Upon the hearing the chancellor found that the mortgage and deed of trust were made matters of record soon after the respective dates of their execution, that the debts secured by both were Iona fide and just; that the attachment and judgments were void for want of proper service upon the defendant company; that the absence of pleadings, except in the case of Wolf & Bro., was occasioned by the agreement aforesaid that the others should abide this suit’s determination, and should not therefore prejudice the parties; and generally he found all the essential facts for the defendants, the trustee and intervener, and entered his decree for the plaintiffs as to their debts against the defendant company, and for the trustee for the possession of the property, and for the intervener according to the terms of the deed of trust, and ordered the garnishees to pay to the trustee the amounts they respectively owed and had admitted in the pleadings; and plaintiffs appealed.

It is contended by the plaintiffs that the board of directors of the company did not authorize the execution of the deed of trust of the 28th of February, 1896. It appears in testimony that some days before the execution of the deed of trust the directors, on the call of Bronson, the president, all met at his office in Dubuque, to consider the financial affairs of the company, and especially the condition of its affairs at Norphlet, and finally they unanimously agreed that, in order to meet its pressing obligations, as before stated, it was necessary to borrow the sum of $2,000, and for that purpose should execute a mortgage on the property of the company. It was also asecrtained that Albie would make the loan on the condition heretofore stated. No minute of the meeting was made. A few days elapsed, and another meeting was had, all being present except Bronson, the president, and at this meeting it was resolved and ordered that a deed of trust and notes be executed by the president to. Albie as before agreed upon, and the minutes of this meeting were properly made in the directors’ books. Immediately afterwards the deed of trust was executed by Bronson, the president, as directed, and the same was put on record as stated.

It was held by this court, in effect, in Simon v. Sevier Association, 54 Ark. 58, that the stockholders of a corporation, and others interested, are entitled to the advice and counsel of all the directors in all matters of business action by the board of directors, as well as to the benefit of all their votes; that when the time of the meet*444ing is fixed by law or the by-laws, no further notice is required; that when proper notice of a special or call meeting has been given to all, a majority present constitutes a quorum, and may lawfully transact business, but that when no notice is given to all, then the acts of those present are void and not binding. All being present and participating, of course, obviates the necessity of previous notice.

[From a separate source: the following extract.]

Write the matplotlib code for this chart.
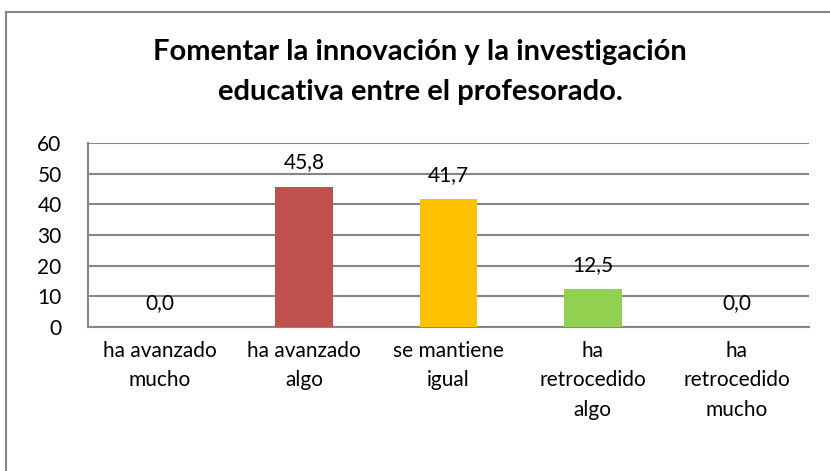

The sole object of the notice to the directors is that each one should have an opportunity of being present and participating in the meeting and its proceedings. In the present case, the whole purpose of the law was as fully and fairly accomplished as if the notice had been regularly given, or all had been present at both the meetings, delaying after the first meeting for the purpose of ascertaining the exact amounts, etc. As we infer, the second meeting was had, and the deed of trust ordered to be executed, according to their former agreement. This was done by the president, as before stated, and he was the only one absent at the last meeting. This, we think, was a substantial compliance with the requirements of the law, under the particular circumstances of the case, and this was sufficient authority for the execution of the deed of trust.

There is no sufficient proof that the company at the time of making the deed of trust was insolvent. Attachment is a harsh remedy, and all the facts to sustain the affidavit for the issuance of the writ should be definitely shown in testimony, and not be left to mere suspicion or conjecture. The solvency or insolvency of a corporation or other business concern can ordinarly be shown with more or less definiteness or certainty by proof of its assets and their value and amount of its liabilities and attendant circumstances. In this case, it is contended by plaintiff that the company was at the time insolvent, and had shut down its mills and ceased to do business. On the other hand, the defendants contend that the company had sufficient assets to pay all its debts, and that, while its mill was shut down for the time being, that was owing to an unusual stringency in the lumber market which prevented it from disposing of the same except at a great sacrifice, and, as it had a large amount on hand, it thought best to suspend the further manufacture of lumber until the mafket should become satisfactory, and then it was its intention to resume. Such is the theory they claim to have been acting under, as we understand the testimony. Whether this was true or false, we, of course, cannot say. *445It might be that such was the intention when the deed of trust was executed, and the effort to revive was subsequently rendered ineffective by the harassment of this attachment litigation. As to this we can not say. We do not think, at all events, that insolvency ’was sufficiently shown, and, that being true, the question as to the right of a corporation to prefer one of its directors and officers as a creditor, as was done in regard to Albie in the making of this deed of trust, does not arise, as the question could only arise when the debtor corporation is insolvent, and shown to be so.

The chancellor’s opinion fully covers all the other questions raised, and we think his findings are sustained by the evidence, and can not be disturbed.

The decree is, therefore, in all things affirmed.